There were no banks in the Iron Age, so in times of trouble valuables were buried in the ground.
At the time of the Face-Horse deposit in about AD60, warfare was raging across Norfolk and Suffolk. The Iceni Queen Boudica and her army was battling against the Roman invader – a war they eventually lost.
This small hoard contained ten silver Iceni coins and four Roman coins. So who would have owned both forms of currency – an Iceni or a Roman? It could have been either, as coins were used for trading. Romans were definitely stationed in the area, and one theory is that the hoard could have been a Roman soldier's pension pot. If so, he didn't survive to collect it. No container has been found for the coins, but if a bag was used it might have simply rotted away.
Diss Museum purchased the Face-Horse coin from the Department of National Heritage, London, in 1998, The museum owns five other coins from the same hoard: three Iceni, one dating from the Roman Empire and one from Emperor Tiberius. Their sizes vary from 1.2cm to 2cm.
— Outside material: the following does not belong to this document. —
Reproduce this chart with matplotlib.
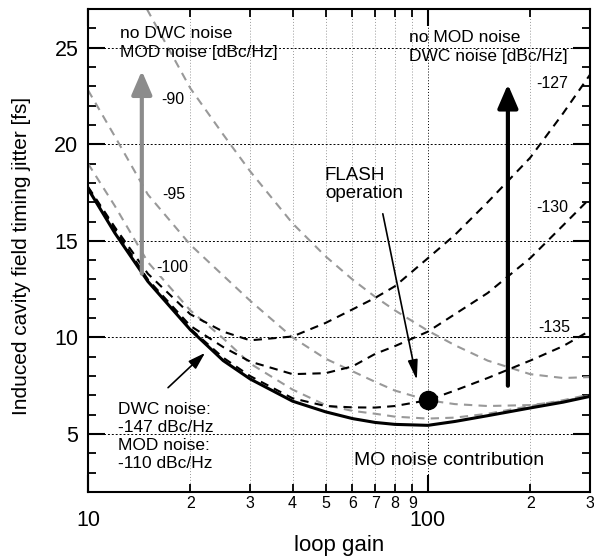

In 1997 a much larger hoard was discovered in Forncett, near to the first. Again, it involved mixed Iceni and Roman examples – bringing the total to 381 silver coins. At least five other similar coin hoards have been found in South Norfolk dating from the Roman/Iceni conflict.
Government statistics show that Norfolk is the best place to dig up buried treasure. However, metal detectorists have to get permission from the farmer, share their profits with him or her, and report any valuable finds to the authorities.
You can't just grab a Roman's pension pot.